>>>

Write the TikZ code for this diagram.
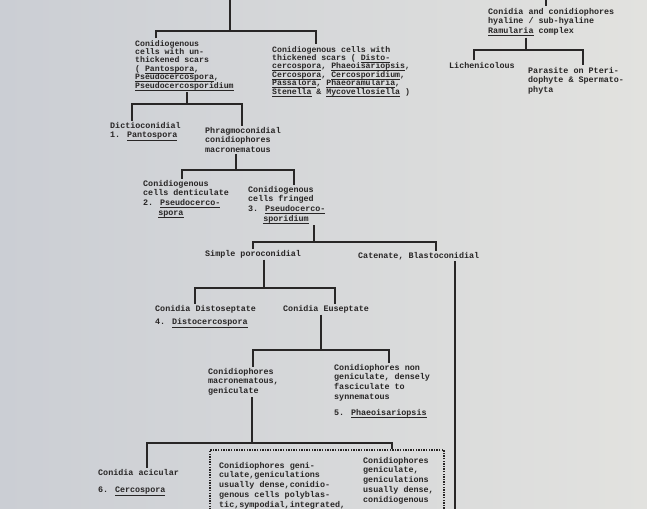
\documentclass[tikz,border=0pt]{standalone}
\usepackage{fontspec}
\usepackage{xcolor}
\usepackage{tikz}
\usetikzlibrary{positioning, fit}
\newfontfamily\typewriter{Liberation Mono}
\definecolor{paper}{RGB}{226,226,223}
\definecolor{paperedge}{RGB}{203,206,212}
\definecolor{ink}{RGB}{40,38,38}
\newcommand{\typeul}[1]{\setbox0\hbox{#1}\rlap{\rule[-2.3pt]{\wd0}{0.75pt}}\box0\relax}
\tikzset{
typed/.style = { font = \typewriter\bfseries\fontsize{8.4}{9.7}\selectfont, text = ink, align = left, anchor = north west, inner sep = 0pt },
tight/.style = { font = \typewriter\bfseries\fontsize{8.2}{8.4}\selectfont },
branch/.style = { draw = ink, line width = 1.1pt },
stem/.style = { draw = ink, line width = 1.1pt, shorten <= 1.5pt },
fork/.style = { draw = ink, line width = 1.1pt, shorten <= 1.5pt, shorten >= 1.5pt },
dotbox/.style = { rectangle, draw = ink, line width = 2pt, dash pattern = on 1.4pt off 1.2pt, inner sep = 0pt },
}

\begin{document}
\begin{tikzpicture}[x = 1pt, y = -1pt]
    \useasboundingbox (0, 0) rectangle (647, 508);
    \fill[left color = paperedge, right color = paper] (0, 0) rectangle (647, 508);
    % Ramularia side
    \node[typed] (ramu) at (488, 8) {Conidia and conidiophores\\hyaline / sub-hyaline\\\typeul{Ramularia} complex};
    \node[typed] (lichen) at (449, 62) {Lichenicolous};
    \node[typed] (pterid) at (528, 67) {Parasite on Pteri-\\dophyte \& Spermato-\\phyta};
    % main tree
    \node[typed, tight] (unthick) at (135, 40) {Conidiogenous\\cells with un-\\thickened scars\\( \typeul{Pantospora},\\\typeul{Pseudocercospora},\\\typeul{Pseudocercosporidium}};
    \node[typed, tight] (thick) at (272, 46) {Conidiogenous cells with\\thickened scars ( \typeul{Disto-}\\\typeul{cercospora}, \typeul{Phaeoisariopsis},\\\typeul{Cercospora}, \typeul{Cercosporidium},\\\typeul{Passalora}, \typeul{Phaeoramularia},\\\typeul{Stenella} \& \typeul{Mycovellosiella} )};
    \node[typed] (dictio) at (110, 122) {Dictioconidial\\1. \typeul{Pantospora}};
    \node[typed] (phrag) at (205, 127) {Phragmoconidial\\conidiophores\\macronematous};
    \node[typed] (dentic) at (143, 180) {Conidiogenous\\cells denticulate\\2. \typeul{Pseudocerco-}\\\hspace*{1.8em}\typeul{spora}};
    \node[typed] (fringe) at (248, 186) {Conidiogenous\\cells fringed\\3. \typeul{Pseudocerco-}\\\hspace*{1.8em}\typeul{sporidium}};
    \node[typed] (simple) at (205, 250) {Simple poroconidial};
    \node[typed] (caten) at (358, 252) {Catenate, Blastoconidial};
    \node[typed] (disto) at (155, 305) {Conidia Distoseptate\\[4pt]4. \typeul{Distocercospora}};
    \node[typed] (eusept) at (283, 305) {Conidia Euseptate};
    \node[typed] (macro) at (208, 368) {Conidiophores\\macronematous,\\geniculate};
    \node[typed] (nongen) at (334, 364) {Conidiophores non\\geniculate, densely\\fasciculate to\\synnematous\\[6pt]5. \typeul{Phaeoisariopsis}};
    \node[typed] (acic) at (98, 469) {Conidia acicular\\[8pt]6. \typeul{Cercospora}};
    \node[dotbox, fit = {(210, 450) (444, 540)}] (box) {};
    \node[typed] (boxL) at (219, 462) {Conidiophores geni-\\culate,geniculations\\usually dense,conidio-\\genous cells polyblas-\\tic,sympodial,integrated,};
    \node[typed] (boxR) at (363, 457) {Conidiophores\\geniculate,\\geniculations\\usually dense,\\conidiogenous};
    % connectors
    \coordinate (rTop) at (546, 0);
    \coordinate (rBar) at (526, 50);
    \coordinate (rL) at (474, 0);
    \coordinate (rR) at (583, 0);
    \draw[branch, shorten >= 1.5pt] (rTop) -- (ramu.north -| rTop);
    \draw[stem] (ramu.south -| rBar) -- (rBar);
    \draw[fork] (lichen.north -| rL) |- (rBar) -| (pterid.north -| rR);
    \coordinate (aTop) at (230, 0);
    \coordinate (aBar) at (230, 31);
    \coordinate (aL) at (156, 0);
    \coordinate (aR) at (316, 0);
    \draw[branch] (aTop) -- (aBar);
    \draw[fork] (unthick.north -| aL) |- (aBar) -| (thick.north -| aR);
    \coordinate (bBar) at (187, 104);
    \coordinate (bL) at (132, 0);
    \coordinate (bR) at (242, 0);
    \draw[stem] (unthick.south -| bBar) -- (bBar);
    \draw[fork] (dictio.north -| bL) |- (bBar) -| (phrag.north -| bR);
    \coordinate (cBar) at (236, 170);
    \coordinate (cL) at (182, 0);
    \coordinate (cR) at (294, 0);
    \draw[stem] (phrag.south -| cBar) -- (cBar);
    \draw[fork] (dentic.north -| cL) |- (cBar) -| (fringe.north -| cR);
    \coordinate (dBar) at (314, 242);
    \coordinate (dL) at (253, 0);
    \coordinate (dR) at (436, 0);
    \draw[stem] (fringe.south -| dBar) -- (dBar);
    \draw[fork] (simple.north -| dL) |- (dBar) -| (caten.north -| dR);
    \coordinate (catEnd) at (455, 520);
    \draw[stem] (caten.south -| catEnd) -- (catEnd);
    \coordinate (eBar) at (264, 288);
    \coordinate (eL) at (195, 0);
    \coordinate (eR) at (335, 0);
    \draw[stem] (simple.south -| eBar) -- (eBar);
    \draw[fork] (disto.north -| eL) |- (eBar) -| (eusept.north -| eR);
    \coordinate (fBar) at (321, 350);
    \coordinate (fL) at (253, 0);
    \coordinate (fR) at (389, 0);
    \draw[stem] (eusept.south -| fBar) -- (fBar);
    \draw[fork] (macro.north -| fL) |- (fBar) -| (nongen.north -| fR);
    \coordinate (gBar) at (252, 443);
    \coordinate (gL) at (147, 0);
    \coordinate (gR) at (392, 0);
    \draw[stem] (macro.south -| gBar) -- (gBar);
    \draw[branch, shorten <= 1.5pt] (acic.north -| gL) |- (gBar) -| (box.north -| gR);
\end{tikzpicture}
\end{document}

<<<

:: AIM ::
Make an exact copy of the data above, pictures excluded.

:: SOLVED PROBLEM ::
Write the TikZ code for this diagram.
\documentclass[tikz,border=0pt]{standalone}
\usepackage{fontspec}
\usepackage{xcolor}
\usepackage{tikz}
\usetikzlibrary{positioning, fit}
\newfontfamily\typewriter{Liberation Mono}
\definecolor{paper}{RGB}{226,226,223}
\definecolor{paperedge}{RGB}{203,206,212}
\definecolor{ink}{RGB}{40,38,38}
\newcommand{\typeul}[1]{\setbox0\hbox{#1}\rlap{\rule[-2.3pt]{\wd0}{0.75pt}}\box0\relax}
\tikzset{
typed/.style = { font = \typewriter\bfseries\fontsize{8.4}{9.7}\selectfont, text = ink, align = left, anchor = north west, inner sep = 0pt },
tight/.style = { font = \typewriter\bfseries\fontsize{8.2}{8.4}\selectfont },
branch/.style = { draw = ink, line width = 1.1pt },
stem/.style = { draw = ink, line width = 1.1pt, shorten <= 1.5pt },
fork/.style = { draw = ink, line width = 1.1pt, shorten <= 1.5pt, shorten >= 1.5pt },
dotbox/.style = { rectangle, draw = ink, line width = 2pt, dash pattern = on 1.4pt off 1.2pt, inner sep = 0pt },
}

\begin{document}
\begin{tikzpicture}[x = 1pt, y = -1pt]
    \useasboundingbox (0, 0) rectangle (647, 508);
    \fill[left color = paperedge, right color = paper] (0, 0) rectangle (647, 508);
    % Ramularia side
    \node[typed] (ramu) at (488, 8) {Conidia and conidiophores\\hyaline / sub-hyaline\\\typeul{Ramularia} complex};
    \node[typed] (lichen) at (449, 62) {Lichenicolous};
    \node[typed] (pterid) at (528, 67) {Parasite on Pteri-\\dophyte \& Spermato-\\phyta};
    % main tree
    \node[typed, tight] (unthick) at (135, 40) {Conidiogenous\\cells with un-\\thickened scars\\( \typeul{Pantospora},\\\typeul{Pseudocercospora},\\\typeul{Pseudocercosporidium}};
    \node[typed, tight] (thick) at (272, 46) {Conidiogenous cells with\\thickened scars ( \typeul{Disto-}\\\typeul{cercospora}, \typeul{Phaeoisariopsis},\\\typeul{Cercospora}, \typeul{Cercosporidium},\\\typeul{Passalora}, \typeul{Phaeoramularia},\\\typeul{Stenella} \& \typeul{Mycovellosiella} )};
    \node[typed] (dictio) at (110, 122) {Dictioconidial\\1. \typeul{Pantospora}};
    \node[typed] (phrag) at (205, 127) {Phragmoconidial\\conidiophores\\macronematous};
    \node[typed] (dentic) at (143, 180) {Conidiogenous\\cells denticulate\\2. \typeul{Pseudocerco-}\\\hspace*{1.8em}\typeul{spora}};
    \node[typed] (fringe) at (248, 186) {Conidiogenous\\cells fringed\\3. \typeul{Pseudocerco-}\\\hspace*{1.8em}\typeul{sporidium}};
    \node[typed] (simple) at (205, 250) {Simple poroconidial};
    \node[typed] (caten) at (358, 252) {Catenate, Blastoconidial};
    \node[typed] (disto) at (155, 305) {Conidia Distoseptate\\[4pt]4. \typeul{Distocercospora}};
    \node[typed] (eusept) at (283, 305) {Conidia Euseptate};
    \node[typed] (macro) at (208, 368) {Conidiophores\\macronematous,\\geniculate};
    \node[typed] (nongen) at (334, 364) {Conidiophores non\\geniculate, densely\\fasciculate to\\synnematous\\[6pt]5. \typeul{Phaeoisariopsis}};
    \node[typed] (acic) at (98, 469) {Conidia acicular\\[8pt]6. \typeul{Cercospora}};
    \node[dotbox, fit = {(210, 450) (444, 540)}] (box) {};
    \node[typed] (boxL) at (219, 462) {Conidiophores geni-\\culate,geniculations\\usually dense,conidio-\\genous cells polyblas-\\tic,sympodial,integrated,};
    \node[typed] (boxR) at (363, 457) {Conidiophores\\geniculate,\\geniculations\\usually dense,\\conidiogenous};
    % connectors
    \coordinate (rTop) at (546, 0);
    \coordinate (rBar) at (526, 50);
    \coordinate (rL) at (474, 0);
    \coordinate (rR) at (583, 0);
    \draw[branch, shorten >= 1.5pt] (rTop) -- (ramu.north -| rTop);
    \draw[stem] (ramu.south -| rBar) -- (rBar);
    \draw[fork] (lichen.north -| rL) |- (rBar) -| (pterid.north -| rR);
    \coordinate (aTop) at (230, 0);
    \coordinate (aBar) at (230, 31);
    \coordinate (aL) at (156, 0);
    \coordinate (aR) at (316, 0);
    \draw[branch] (aTop) -- (aBar);
    \draw[fork] (unthick.north -| aL) |- (aBar) -| (thick.north -| aR);
    \coordinate (bBar) at (187, 104);
    \coordinate (bL) at (132, 0);
    \coordinate (bR) at (242, 0);
    \draw[stem] (unthick.south -| bBar) -- (bBar);
    \draw[fork] (dictio.north -| bL) |- (bBar) -| (phrag.north -| bR);
    \coordinate (cBar) at (236, 170);
    \coordinate (cL) at (182, 0);
    \coordinate (cR) at (294, 0);
    \draw[stem] (phrag.south -| cBar) -- (cBar);
    \draw[fork] (dentic.north -| cL) |- (cBar) -| (fringe.north -| cR);
    \coordinate (dBar) at (314, 242);
    \coordinate (dL) at (253, 0);
    \coordinate (dR) at (436, 0);
    \draw[stem] (fringe.south -| dBar) -- (dBar);
    \draw[fork] (simple.north -| dL) |- (dBar) -| (caten.north -| dR);
    \coordinate (catEnd) at (455, 520);
    \draw[stem] (caten.south -| catEnd) -- (catEnd);
    \coordinate (eBar) at (264, 288);
    \coordinate (eL) at (195, 0);
    \coordinate (eR) at (335, 0);
    \draw[stem] (simple.south -| eBar) -- (eBar);
    \draw[fork] (disto.north -| eL) |- (eBar) -| (eusept.north -| eR);
    \coordinate (fBar) at (321, 350);
    \coordinate (fL) at (253, 0);
    \coordinate (fR) at (389, 0);
    \draw[stem] (eusept.south -| fBar) -- (fBar);
    \draw[fork] (macro.north -| fL) |- (fBar) -| (nongen.north -| fR);
    \coordinate (gBar) at (252, 443);
    \coordinate (gL) at (147, 0);
    \coordinate (gR) at (392, 0);
    \draw[stem] (macro.south -| gBar) -- (gBar);
    \draw[branch, shorten <= 1.5pt] (acic.north -| gL) |- (gBar) -| (box.north -| gR);
\end{tikzpicture}
\end{document}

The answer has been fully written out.